Coco Gauff scores first WTA 1000 title in Cincinnati; Parks/Townsend win doubles
For the second time in three weeks, Coco Gauff is a champion on home soil. After winning her first WTA 500 singles title earlier this month in Washington, D.C., Gauff raised the bar this week by claiming the biggest crown of her career at the Western & Southern Open, a WTA 1000 event.
The American's Cincinnati run went through world No. 1 Iga Swiatek in the semifinals and Roland Garros finalist Karolina Muchova in the title round. Following her first win against Poland's Swiatek on Saturday, a 7-6(2), 3-6, 6-4 result, the seventh seed finished the job with a commanding 6-3, 6-4 victory against Muchova on Sunday.

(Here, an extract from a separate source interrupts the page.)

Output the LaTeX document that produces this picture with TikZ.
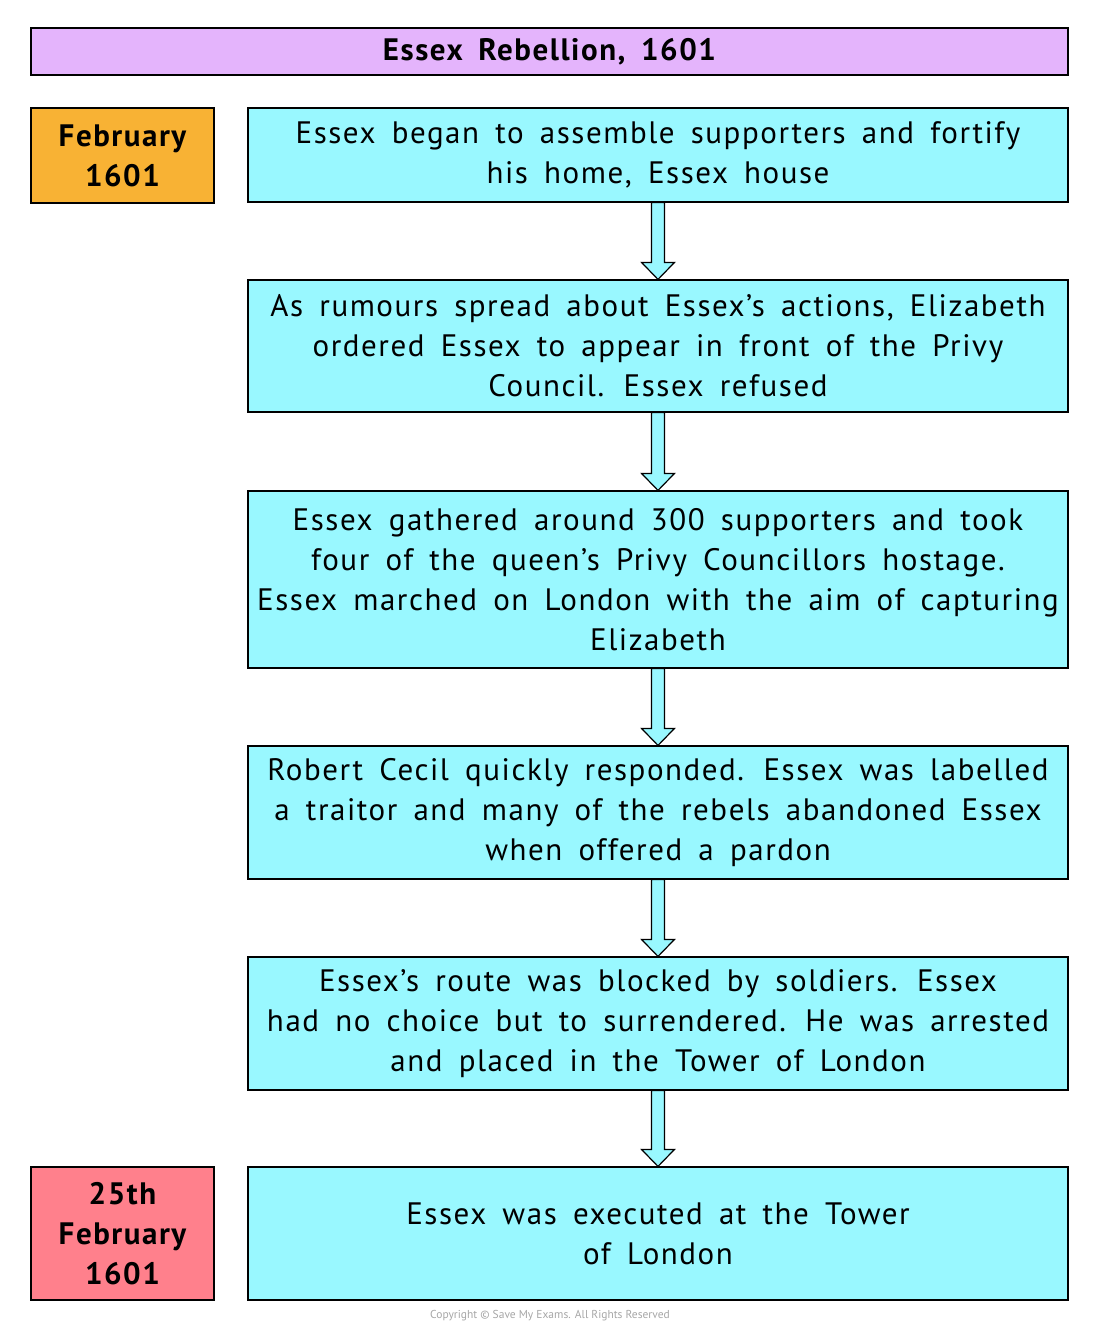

Now 5-1 in WTA finals, Gauff also improved to 11-1 following her early Wimbledon exit, excelling under the guidance of new coaches Pere Riba and Brad Gilbert.

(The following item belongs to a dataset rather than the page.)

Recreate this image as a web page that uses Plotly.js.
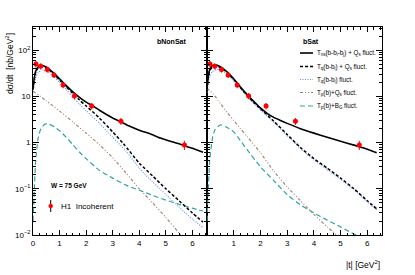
<!DOCTYPE html>
<html><head><meta charset="utf-8">
<script src="https://cdn.plot.ly/plotly-3.0.1.min.js"></script>
<style>html,body{margin:0;padding:0;background:#fff}#c{width:415px;height:275px}</style>
</head><body><div id="c"></div>
<script>
// H1 incoherent data, W = 75 GeV
var dataT = [0.11, 0.29, 0.54, 0.79, 1.13, 1.56, 2.21, 3.31, 5.70];
var dataV = [50, 45, 38, 29, 17.5, 10.2, 6.2, 2.9, 0.89];
var dataE = [8, 7, 5.5, 4, 2.6, 1.6, 1.0, 0.5, 0.2];

// bNonSat (left panel)
var tSolidL = [0, 0.05, 0.1, 0.2, 0.3, 0.5, 0.75, 1.0, 1.25, 1.5, 1.75, 2.0, 2.25, 2.5, 2.75, 3.0, 3.3, 3.6, 4.0, 4.4, 4.8, 5.2, 5.6, 6.0, 6.4];
var vSolidL = [15, 25, 35, 44, 47, 43, 33, 24, 17, 12.5, 9.5, 7.5, 6.2, 5.0, 4.1, 3.4, 2.8, 2.3, 1.85, 1.55, 1.25, 1.05, 0.9, 0.75, 0.62];
var tDashL = [0, 0.05, 0.1, 0.2, 0.3, 0.5, 0.75, 1.0, 1.25, 1.5, 1.75, 2.0, 2.5, 3.0, 3.4, 4.0, 4.5, 5.0, 5.5, 6.0, 6.4];
var vDashL = [14, 24, 33, 42, 45, 41, 31.5, 22.5, 16, 11.5, 8.3, 6.2, 3.4, 1.7, 0.95, 0.36, 0.19, 0.1, 0.055, 0.03, 0.019];
var tBlueL = [0, 0.05, 0.1, 0.2, 0.35, 0.5, 0.75, 1.0, 1.25, 1.5, 1.75, 2.0, 2.5, 3.0, 3.5, 4.0, 4.5, 5.0, 5.5, 6.0, 6.4];
var vBlueL = [12, 18, 25, 33, 37, 35, 28, 20, 14, 9.7, 6.8, 4.9, 2.6, 1.3, 0.65, 0.28, 0.14, 0.075, 0.04, 0.022, 0.0145];
var tBrownL = [0, 0.5, 1.0, 1.5, 2.0, 2.5, 3.0, 3.5, 4.0, 4.5, 5.0, 5.5, 6.0];
var vBrownL = [13, 8, 4.8, 2.8, 1.6, 0.9, 0.47, 0.22, 0.1, 0.05, 0.024, 0.011, 0.005];
var tTealL = [0, 0.05, 0.1, 0.2, 0.3, 0.45, 0.6, 0.8, 1.0, 1.25, 1.5, 1.75, 2.0, 2.5, 3.0, 3.5, 4.0, 4.5, 5.0, 5.5, 6.0, 6.4];
var vTealL = [0.02, 0.1, 0.4, 1.3, 2.0, 2.5, 2.5, 2.2, 1.8, 1.3, 0.9, 0.62, 0.45, 0.25, 0.17, 0.12, 0.093, 0.072, 0.057, 0.046, 0.038, 0.033];

// bSat (right panel)
var tSolidR = [0, 0.05, 0.1, 0.2, 0.3, 0.5, 0.75, 1.0, 1.25, 1.5, 1.75, 2.0, 2.25, 2.5, 2.75, 3.0, 3.5, 4.0, 4.5, 5.0, 5.5, 6.0, 6.35];
var vSolidR = [15, 27, 38, 46, 48, 44, 34, 24, 16, 11, 7.8, 5.6, 4.3, 3.5, 3.0, 2.6, 2.0, 1.6, 1.3, 1.07, 0.88, 0.72, 0.6];
var tDashR = [0, 0.05, 0.1, 0.2, 0.3, 0.5, 0.75, 1.0, 1.25, 1.5, 1.75, 2.0, 2.5, 3.0, 3.5, 4.0, 4.5, 5.0, 5.5, 6.0, 6.35];
var vDashR = [14, 26, 36, 43, 45, 42, 33, 23, 15.5, 10.5, 7.4, 5.4, 2.9, 1.5, 0.78, 0.45, 0.28, 0.17, 0.1, 0.055, 0.037];
var tBlueR = [0, 0.05, 0.1, 0.2, 0.35, 0.5, 0.75, 1.0, 1.25, 1.5, 1.75, 2.0, 2.5, 3.0, 3.5, 4.0, 4.5, 5.0, 5.5, 6.0, 6.35];
var vBlueR = [12, 20, 27, 34, 38, 37, 30, 21.5, 14.5, 10, 7.0, 5.1, 2.75, 1.42, 0.74, 0.42, 0.26, 0.16, 0.095, 0.052, 0.035];
var tBrownR = [0, 0.25, 0.5, 0.75, 1.0, 1.25, 1.5, 2.0, 2.5, 3.0, 3.5, 4.0, 4.5, 4.9];
var vBrownR = [15, 11, 7, 4.5, 3.0, 2.0, 1.35, 0.6, 0.24, 0.11, 0.055, 0.028, 0.015, 0.0095];
var tTealR = [0, 0.05, 0.1, 0.2, 0.3, 0.5, 0.7, 1.0, 1.25, 1.5, 2.0, 2.5, 3.0, 3.5, 4.0, 4.5, 5.0, 5.5, 5.7];
var vTealR = [0.02, 0.1, 0.4, 1.2, 1.9, 2.4, 2.2, 1.7, 1.1, 0.7, 0.3, 0.15, 0.075, 0.045, 0.03, 0.021, 0.015, 0.0105, 0.0095];

var legendLabels = [
  'T<sub>ns</sub>(b-b<sub>i</sub>-b<sub>j</sub>) + Q<sub>s</sub> fluct.',
  'T<sub>q</sub>(b-b<sub>i</sub>) + Q<sub>s</sub> fluct.',
  'T<sub>q</sub>(b-b<sub>i</sub>) fluct.',
  'T<sub>p</sub>(b)+Q<sub>s</sub> fluct.',
  'T<sub>p</sub>(b)+B<sub>G</sub> fluct.'
];

var W = 415, H = 275;
function px(x){return x/W;}
function py(y){return 1 - y/H;}

var styles = [
  {color:'#000000', width:1.6, dash:'solid'},
  {color:'#000000', width:1.5, dash:'3px,2px'},
  {color:'#5a8ff0', width:1.1, dash:'1px,1.5px'},
  {color:'#a08068', width:1.1, dash:'3px,2px,1px,2px,1px,2px'},
  {color:'#2fa3a3', width:1.2, dash:'5px,3px'}
];

function line(t, v, s, xa, ya){
  return {x:t, y:v, xaxis:xa, yaxis:ya, mode:'lines', line:{color:s.color, width:s.width, dash:s.dash, shape:'spline', smoothing:0.6}, hoverinfo:'skip', showlegend:false};
}
function pts(xa, ya){
  return {x:dataT, y:dataV, xaxis:xa, yaxis:ya, mode:'markers', marker:{color:'#ff0000', size:5, symbol:'circle'},
    error_y:{type:'data', array:dataE, color:'#ff0000', thickness:1, width:0}, showlegend:false};
}

var traces = [
  line(tTealL, vTealL, styles[4], 'x', 'y'),
  line(tBrownL, vBrownL, styles[3], 'x', 'y'),
  line(tBlueL, vBlueL, styles[2], 'x', 'y'),
  line(tDashL, vDashL, styles[1], 'x', 'y'),
  line(tSolidL, vSolidL, styles[0], 'x', 'y'),
  pts('x', 'y'),
  line(tTealR, vTealR, styles[4], 'x2', 'y2'),
  line(tBrownR, vBrownR, styles[3], 'x2', 'y2'),
  line(tBlueR, vBlueR, styles[2], 'x2', 'y2'),
  line(tDashR, vDashR, styles[1], 'x2', 'y2'),
  line(tSolidR, vSolidR, styles[0], 'x2', 'y2'),
  pts('x2', 'y2')
];

var fnt = {family:'Liberation Sans, Arial, sans-serif', size:8, color:'#000'};
var xBase = {range:[0,6.55], ticks:'inside', ticklen:5, tickcolor:'#000', tickwidth:1, showline:true, linecolor:'#000', linewidth:1,
  mirror:'allticks', showgrid:false, zeroline:false, tickfont:fnt, dtick:1,
  minor:{dtick:0.25, ticklen:2.5, tickcolor:'#000', ticks:'inside', showgrid:false}};
var yBase = {type:'log', range:[-2, 2.5], ticks:'inside', ticklen:6, tickcolor:'#000', tickwidth:1, showline:true, linecolor:'#000', linewidth:1,
  mirror:'allticks', showgrid:false, zeroline:false, tickfont:fnt,
  tickvals:[0.01,0.1,1,10,100], ticktext:['10<sup>−2</sup>','10<sup>−1</sup>','1','10','10<sup>2</sup>'],
  minor:{tickvals:[0.02,0.03,0.04,0.05,0.06,0.07,0.08,0.09,0.2,0.3,0.4,0.5,0.6,0.7,0.8,0.9,2,3,4,5,6,7,8,9,20,30,40,50,60,70,80,90,200,300], ticklen:3, tickcolor:'#000', ticks:'inside', showgrid:false}};

var layout = {
  width:W, height:H, margin:{l:0,r:0,t:0,b:0}, paper_bgcolor:'#fff', plot_bgcolor:'#fff', showlegend:false,
  font:fnt,
  xaxis: Object.assign({}, xBase, {domain:[px(33), px(207)], anchor:'y', tickvals:[0,1,2,3,4,5,6]}),
  xaxis2: Object.assign({}, xBase, {domain:[px(207), px(382)], anchor:'y2', tickvals:[1,2,3,4,5,6]}),
  yaxis: Object.assign({}, yBase, {domain:[py(235), py(27)], anchor:'x'}),
  yaxis2: Object.assign({}, yBase, {domain:[py(235), py(27)], anchor:'x2', matches:'y', showticklabels:false}),
  annotations:[], shapes:[]
};

var A = layout.annotations, S = layout.shapes;
A.push({xref:'paper', yref:'paper', x:px(10), y:py(64), text:'dσ/dt  [nb/GeV<sup>2</sup>]', textangle:-90, showarrow:false,
  font:{family:fnt.family, size:8.5, color:'#000'}, xanchor:'center', yanchor:'middle'});
A.push({xref:'paper', yref:'paper', x:px(382), y:py(264), text:'|t| [GeV<sup>2</sup>]', showarrow:false,
  font:{family:fnt.family, size:8.5, color:'#000'}, xanchor:'right', yanchor:'middle'});
A.push({xref:'paper', yref:'paper', x:px(155), y:py(42), text:'<b>bNonSat</b>', showarrow:false,
  font:{family:fnt.family, size:7, color:'#000'}, xanchor:'left', yanchor:'middle'});
A.push({xref:'paper', yref:'paper', x:px(301), y:py(42), text:'<b>bSat</b>', showarrow:false,
  font:{family:fnt.family, size:7, color:'#000'}, xanchor:'left', yanchor:'middle'});
A.push({xref:'paper', yref:'paper', x:px(49), y:py(185), text:'<b>W = 75 GeV</b>', showarrow:false,
  font:{family:fnt.family, size:6.5, color:'#000'}, xanchor:'left', yanchor:'middle'});
A.push({xref:'paper', yref:'paper', x:px(59), y:py(206), text:'H1  Incoherent', showarrow:false,
  font:{family:fnt.family, size:8, color:'#000'}, xanchor:'left', yanchor:'middle'});
// H1 legend marker
S.push({type:'line', xref:'paper', yref:'paper', x0:px(50.7), x1:px(50.7), y0:py(200), y1:py(212), line:{color:'#000', width:1}});
S.push({type:'circle', xref:'paper', yref:'paper', x0:px(48.7), x1:px(52.7), y0:py(204), y1:py(208), fillcolor:'#ff0000', line:{color:'#ff0000', width:0.5}});

var legY = [53, 66.5, 79.5, 92.5, 106];
for (var i=0;i<5;i++){
  S.push({type:'line', xref:'paper', yref:'paper', x0:px(300), x1:px(313), y0:py(legY[i]), y1:py(legY[i]),
    line:{color:styles[i].color, width:styles[i].width, dash:styles[i].dash}});
  A.push({xref:'paper', yref:'paper', x:px(315), y:py(legY[i]), text:legendLabels[i], showarrow:false,
    font:{family:fnt.family, size:6.3, color:'#000'}, xanchor:'left', yanchor:'middle'});
}

Plotly.newPlot('c', traces, layout, {staticPlot:true, displayModeBar:false});
</script></body></html>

"This is unbelievable," Gauff said in a heartfelt trophy speech, thanking her coaches and her family. "Especially after everything I went through earlier in the summer in Europe. I'm just happy to be here in this moment.

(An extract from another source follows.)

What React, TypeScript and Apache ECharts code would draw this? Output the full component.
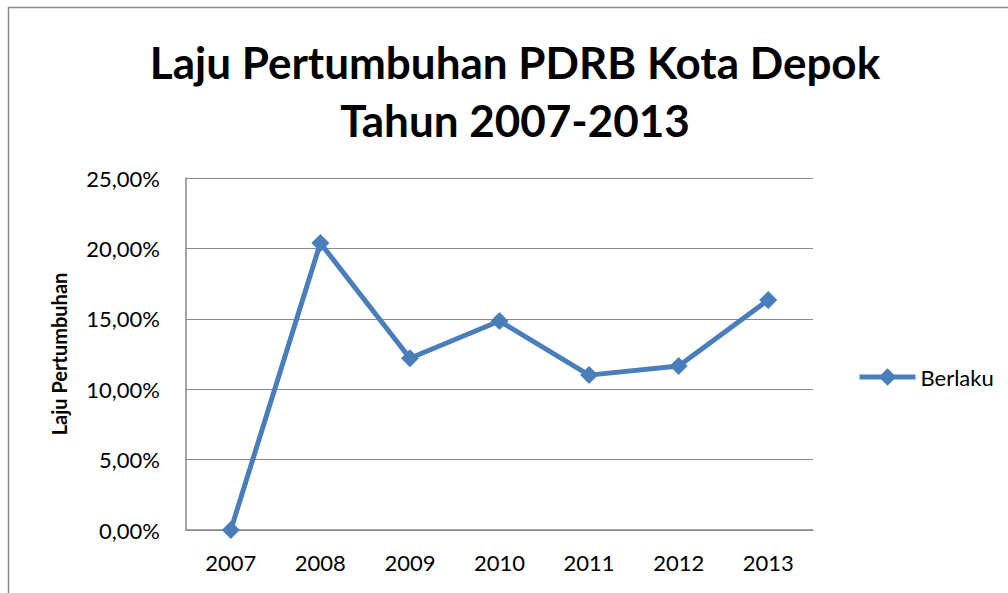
import React, { useEffect, useRef } from "react";
import * as echarts from "echarts";

const years = ["2007", "2008", "2009", "2010", "2011", "2012", "2013"];
const berlaku = [0.0, 20.38, 12.2, 14.84, 11.0, 11.65, 16.34];
const seriesName = "Berlaku";
const titleLines = ["Laju Pertumbuhan PDRB Kota Depok", "Tahun 2007-2013"];
const yAxisName = "Laju Pertumbuhan";

const FONT = "Lato, 'Open Sans', sans-serif";

export default function App() {
  const ref = useRef<HTMLDivElement>(null);
  useEffect(() => {
    if (!ref.current) return;
    const chart = echarts.init(ref.current, null, { renderer: "svg" });
    chart.setOption({
      animation: false,
      backgroundColor: "#ffffff",
      textStyle: { fontFamily: FONT },
      graphic: [
        {
          type: "rect",
          shape: { x: 8.5, y: 7.5, width: 1010, height: 600 },
          style: { fill: "none", stroke: "#888888", lineWidth: 1.5 },
          silent: true,
        },
        {
          type: "text",
          x: 515,
          y: 33,
          style: {
            text: titleLines.join("\n"),
            fontFamily: FONT,
            fontSize: 44,
            fontWeight: "bold",
            lineHeight: 58,
            align: "center",
            fill: "#000000",
          },
        },
      ],
      grid: { left: 186, right: 195, top: 178, bottom: 63, containLabel: false },
      legend: {
        data: [seriesName],
        left: 852,
        top: 361,
        itemWidth: 56,
        itemHeight: 22,
        itemGap: 4,
        lineStyle: { width: 5 },
        textStyle: { fontFamily: FONT, fontSize: 22, color: "#000" },
      },
      xAxis: {
        type: "category",
        data: years,
        boundaryGap: true,
        axisLine: { lineStyle: { color: "#888888", width: 1.5 } },
        axisTick: { show: false },
        axisLabel: { fontSize: 22, color: "#000", margin: 21, fontFamily: FONT },
      },
      yAxis: {
        type: "value",
        min: 0,
        max: 25,
        interval: 5,
        name: yAxisName,
        nameLocation: "middle",
        nameGap: 117,
        nameRotate: 90,
        nameTextStyle: { fontSize: 20, fontWeight: "bold", color: "#000", fontFamily: FONT },
        axisLine: { show: true, lineStyle: { color: "#888888", width: 1.5 } },
        axisTick: { show: false },
        splitLine: { lineStyle: { color: "#888888", width: 1 } },
        axisLabel: {
          fontSize: 22,
          color: "#000",
          margin: 26,
          fontFamily: FONT,
          formatter: (v: number) => v.toFixed(2).replace(".", ",") + "%",
        },
      },
      series: [
        {
          name: seriesName,
          type: "line",
          data: berlaku,
          symbol: "diamond",
          symbolSize: 18,
          lineStyle: { color: "#4a7ebb", width: 5 },
          itemStyle: { color: "#4a7ebb" },
        },
      ],
    });
    return () => chart.dispose();
  }, []);
  return (
    <div
      ref={ref}
      style={{ position: "absolute", left: 0, top: 0, width: 1008, height: 593 }}
    />
  );
}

"I spent a lot of nights alone crying trying to figure it out. I still have a lot to figure out."
Gauff's next challenge will come at the US Open, where she will seek to win her first Grand Slam title. She will enter as the world No. 6, two places off her career-high ranking of No. 4, first achieved last October.
- Coco Gauff
- Coco Gauff
- Coco Gauff
- Coco Gauff
By winning the Cincinnati crown, Gauff joined Serena Williams, Lindsay Davenport and Madison Keys as the fourth American women's singles winner at the event.
The 19-year-old's Cincinnati title also completed an American singles sweep at the summer hard-court WTA 1000s in North America, with doubles partner Jessica Pegula winning Montreal last week. The combined achievement marks the first time Americans have won consecutive events at that prestigious level since 2015, when Serena Williams took the Cincinnati crown before Venus Williams reigned in Wuhan.
There was also a sweep for American women this week in Cincinnati, where Alycia Parks and Taylor Townsend teamed to win the doubles title. The unseeded duo upset third seeds Nicole Melichar-Martinez of the U.S. and Ellen Perez of Australian, 7-6(4), 4-6, 10-6, in a dramatic final to win their first WTA 1000 title on Saturday.
The first-time partners beat four of the top five seeds on their title run, winning two match tiebreaks along the way. The trophy is Townsend's fourth and Parks' second doubles crown at the WTA level.
"I’m really the most proud of the way that we problem-solved and the way that we controlled our energy, and just really put everything into the [final]," said Townsend, who also reached the 2022 US Open women's doubles final alongside Caty McNally. "I think we both left it all out there."